June 17, 2007 (KHARTOUM) — A UN Security Council delegation said it had secured the unconditional agreement of the Sudanese government Sunday for the deployment of a beefed up peacekeeping force to Darfur.

After talks with President Omar al-Beshir, who had long held out against the proposed hybrid UN-African Union force of up to 23,000 peacekeepers, South African ambassador to the United Nations Dumisani Kumalo said he had raised no objections to its deployment.

“Sudan has accepted the hybrid force without any conditionality,” Kumalo told a news conference. “The acceptance was confirmed by President Beshir.”

It was only last week in the face of intense international pressure and the threat of tougher UN sanctions that Khartoum finally gave its approval in principle to the proposed new force.

The Sudanese government had previously endorsed only logistical support from the United Nations for the existing 7,000-strong AU force, which has struggled to patrol a region the size of France.

UN Secretary General Ban Ki-moon hailed Khartoum’s agreement in principle as “a milestone development”.

But Washington, which accuses the Arab-led government in Khartoum of genocide in its suppression of the four-year-old ethnic minority rebellion in Darfur, voiced scepticism and said it still intended to impose new sanctions.

The United States was “tightening existing economic sanctions against Sudan, and we’re imposing additional ones,” President George W. Bush said on Wednesday.

The African Union has acknowledged that a great deal of work still needs to be done before the additional troops and police are in place in war-torn Darfur.

“We have achieved a great breakthrough, next is the implementation. It has to start. A number of things have to be put in place,” the head of the AU Peace and Security Council Said Djinnit said on Saturday.

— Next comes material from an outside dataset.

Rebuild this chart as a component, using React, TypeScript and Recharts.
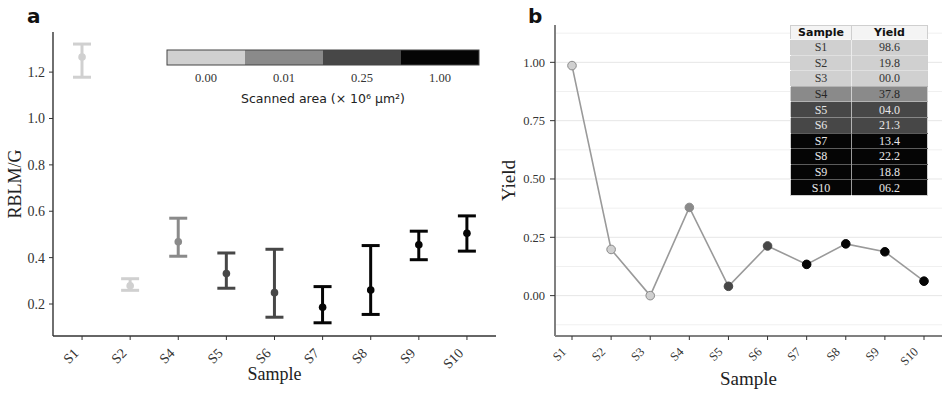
import React from 'react'
import {
  ComposedChart, LineChart, Bar, Line, XAxis, YAxis, ReferenceLine,
} from 'recharts'

// scanned-area groups shared by both panels
const areaLabels = ['0.00', '0.01', '0.25', '1.00']
const areaColors = ['#d0d0d0', '#8a8a8a', '#474747', '#050505']
const areaText = ['#333333', '#262626', '#e8e8e8', '#e8e8e8']

// panel a: RBLM/G per sample (mean with lower/upper bounds)
const samplesA = ['S1', 'S2', 'S4', 'S5', 'S6', 'S7', 'S8', 'S9', 'S10']
const rblmMean = [1.265, 0.279, 0.468, 0.331, 0.249, 0.186, 0.260, 0.455, 0.505]
const rblmLow = [1.178, 0.259, 0.406, 0.268, 0.143, 0.119, 0.155, 0.391, 0.428]
const rblmHigh = [1.321, 0.309, 0.570, 0.420, 0.436, 0.275, 0.452, 0.514, 0.580]
const groupA = [0, 0, 1, 2, 2, 3, 3, 3, 3]
const ticksA = [0.2, 0.4, 0.6, 0.8, 1.0, 1.2]

// panel b: yield (%) per sample
const samplesB = ['S1', 'S2', 'S3', 'S4', 'S5', 'S6', 'S7', 'S8', 'S9', 'S10']
const yieldPct = [98.6, 19.8, 0.0, 37.8, 4.0, 21.3, 13.4, 22.2, 18.8, 6.2]
const groupB = [0, 0, 0, 1, 2, 2, 3, 3, 3, 3]
const ticksB = [0, 0.25, 0.5, 0.75, 1.0]
const gridMinorB = [-0.125, 0.125, 0.375, 0.625, 0.875, 1.125]

const dataA = samplesA.map((s, i) => ({
  sample: s,
  mean: rblmMean[i],
  range: [rblmLow[i], rblmHigh[i]],
  group: groupA[i],
}))

const dataB = samplesB.map((s, i) => ({
  sample: s,
  yield: yieldPct[i] / 100,
  pct: yieldPct[i],
  group: groupB[i],
}))

const SERIF = '"Liberation Serif", "Times New Roman", serif'
const SANS = '"DejaVu Sans", sans-serif'

const makeSlantTick = (size: number, dx: number, dy: number) => (props: any) => {
  const { x, y, payload } = props
  return (
    <g transform={`translate(${x + dx},${y + dy})`}>
      <text x={0} y={0} transform="rotate(-45)" textAnchor="end"
        style={{ fontFamily: SERIF, fontSize: size }} fill="#333">
        {payload.value}
      </text>
    </g>
  )
}

const makeValueTick = (size: number, digits: number) => (props: any) => {
  const { x, y, payload } = props
  return (
    <text x={x} y={y} dy="0.35em" textAnchor="end"
      style={{ fontFamily: SERIF, fontSize: size }} fill="#333">
      {Number(payload.value).toFixed(digits)}
    </text>
  )
}

// I-beam drawn from the bar's range [low, high]
const ErrorShape = (props: any) => {
  const { x, y, width, height, payload } = props
  const c = areaColors[payload.group]
  const cx = x + width / 2
  return (
    <g stroke={c} strokeWidth={3} fill="none">
      <line x1={cx} y1={y} x2={cx} y2={y + height} />
      <line x1={x} y1={y} x2={x + width} y2={y} />
      <line x1={x} y1={y + height} x2={x + width} y2={y + height} />
    </g>
  )
}

const meanDot = (props: any) => {
  const { cx, cy, payload, index } = props
  return <circle key={`m${index}`} cx={cx} cy={cy} r={3.8} fill={areaColors[payload.group]} />
}

const yieldDot = (props: any) => {
  const { cx, cy, payload, index } = props
  const g = payload.group
  return (
    <circle key={`y${index}`} cx={cx} cy={cy} r={4.3}
      fill={areaColors[g]} stroke={g === 0 ? '#8a8a8a' : areaColors[g]} strokeWidth={1} />
  )
}

function PanelA() {
  return (
    <ComposedChart width={500} height={412} data={dataA}
      margin={{ top: 32, right: 4, left: 8, bottom: 32 }}>
      <XAxis dataKey="sample" scale="band" interval={0} padding={{ left: 5, right: 5 }}
        height={44} tickSize={4} tickMargin={2}
        axisLine={{ stroke: '#333', strokeWidth: 1.4 }} tickLine={{ stroke: '#333' }}
        tick={makeSlantTick(14, -2.7, 12)}
        label={{ value: 'Sample', position: 'insideBottom', offset: 0,
          style: { fontFamily: SERIF, fontSize: 18, fill: '#222' } }} />
      <YAxis type="number" domain={[0.062, 1.373]} ticks={ticksA} allowDataOverflow
        width={45} tickSize={4} tickMargin={4}
        tick={makeValueTick(14, 1)}
        axisLine={{ stroke: '#333', strokeWidth: 1.4 }} tickLine={{ stroke: '#333' }}
        label={{ value: 'RBLM/G', angle: -90, position: 'insideLeft', offset: 6.5,
          style: { textAnchor: 'middle', fontFamily: SERIF, fontSize: 18, fill: '#222' } }} />
      <Bar dataKey="range" barSize={18} shape={ErrorShape} isAnimationActive={false} />
      <Line dataKey="mean" stroke="none" dot={meanDot} activeDot={false} isAnimationActive={false} />
    </ComposedChart>
  )
}

function PanelB() {
  return (
    <LineChart width={468} height={412} data={dataB}
      margin={{ top: 25, right: 6, left: 8, bottom: 27 }}>
      {gridMinorB.map((v) => (
        <ReferenceLine key={`n${v}`} y={v} stroke="#f0f0f0" strokeWidth={1} />
      ))}
      {ticksB.map((v) => (
        <ReferenceLine key={`j${v}`} y={v} stroke="#e6e6e6" strokeWidth={1} />
      ))}
      <XAxis dataKey="sample" scale="point" interval={0} padding={{ left: 17, right: 18 }}
        height={49} tickSize={4} tickMargin={2}
        axisLine={{ stroke: '#808080', strokeWidth: 2 }} tickLine={{ stroke: '#333' }}
        tick={makeSlantTick(12.5, -5, 10.5)}
        label={{ value: 'Sample', position: 'insideBottom', offset: 0,
          style: { fontFamily: SERIF, fontSize: 19, fill: '#222' } }} />
      <YAxis type="number" domain={[-0.173, 1.16]} ticks={ticksB} allowDataOverflow
        width={67} tickSize={5} tickMargin={5}
        tick={makeValueTick(12.5, 2)}
        axisLine={{ stroke: '#808080', strokeWidth: 2 }} tickLine={{ stroke: '#333' }}
        label={{ value: 'Yield', angle: -90, position: 'insideLeft', offset: 20.5,
          style: { textAnchor: 'middle', fontFamily: SERIF, fontSize: 19, fill: '#222' } }} />
      <Line dataKey="yield" stroke="#9a9a9a" strokeWidth={1.6} dot={yieldDot}
        activeDot={false} isAnimationActive={false} />
    </LineChart>
  )
}

function AreaScale() {
  const segW = 78
  return (
    <svg width={948} height={412} style={{ position: 'absolute', left: 0, top: 0, pointerEvents: 'none' }}>
      <text x={27} y={23} fontFamily={SANS} fontWeight="bold" fontSize={20} fill="#111">a</text>
      <text x={528} y={23} fontFamily={SANS} fontWeight="bold" fontSize={20} fill="#111">b</text>
      {areaColors.map((c, i) => (
        <rect key={c} x={167 + i * segW} y={50} width={segW} height={15} fill={c} />
      ))}
      <rect x={167} y={50} width={segW * 4} height={15} fill="none" stroke="#444" strokeWidth={1} />
      {areaLabels.map((l, i) => (
        <text key={l} x={167 + segW / 2 + i * segW} y={82} textAnchor="middle"
          fontFamily={SERIF} fontSize={12.5} fill="#333">{l}</text>
      ))}
      <text x={323} y={103} textAnchor="middle" fontFamily={SANS} fontSize={12.5} fill="#222">
        Scanned area (× 10⁶ µm²)
      </text>
    </svg>
  )
}

function YieldTable() {
  const cell: React.CSSProperties = { padding: 0, textAlign: 'center', lineHeight: 1 }
  return (
    <table style={{ position: 'absolute', left: 790, top: 25, borderCollapse: 'collapse',
      border: '1px solid #cfcfcf', fontFamily: SERIF, fontSize: 12 }}>
      <thead>
        <tr style={{ height: 14, background: '#f4f4f4', color: '#111' }}>
          <th style={{ ...cell, width: 60, fontFamily: SANS, fontSize: 11, borderRight: '1px solid #cfcfcf' }}>Sample</th>
          <th style={{ ...cell, width: 75, fontFamily: SANS, fontSize: 11 }}>Yield</th>
        </tr>
      </thead>
      <tbody>
        {samplesB.map((s, i) => (
          <tr key={s} style={{ height: 15.6, background: areaColors[groupB[i]], color: areaText[groupB[i]],
            borderTop: '1px solid rgba(255,255,255,0.35)' }}>
            <td style={{ ...cell, borderRight: '1px solid rgba(255,255,255,0.6)' }}>{s}</td>
            <td style={cell}>{yieldPct[i].toFixed(1).padStart(4, '0')}</td>
          </tr>
        ))}
      </tbody>
    </table>
  )
}

export default function App() {
  return (
    <div style={{ position: 'absolute', left: 0, top: 0, width: 948, height: 412,
      background: '#fff', overflow: 'hidden' }}>
      <div style={{ position: 'absolute', left: 0, top: 0 }}><PanelA /></div>
      <div style={{ position: 'absolute', left: 480, top: 0 }}><PanelB /></div>
      <AreaScale />
      <YieldTable />
    </div>
  )
}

UN officials have said that the expanded Darfur force will consist of between 17,500 and 19,600 troops, in addition to more than 6,000 police who will help maintain security in the region’s displaced person camps where allegations of rape and other abuses remain widespread.

The United Nations estimates that at least 200,000 people have died and well over two million more fled their homes since the rebellion erupted in Darfur in February 2003, drawing a scorched earth response from the Sudanese army and its Arab militia allies.

Other sources give higher estimates although the Sudanese government disputes the figures.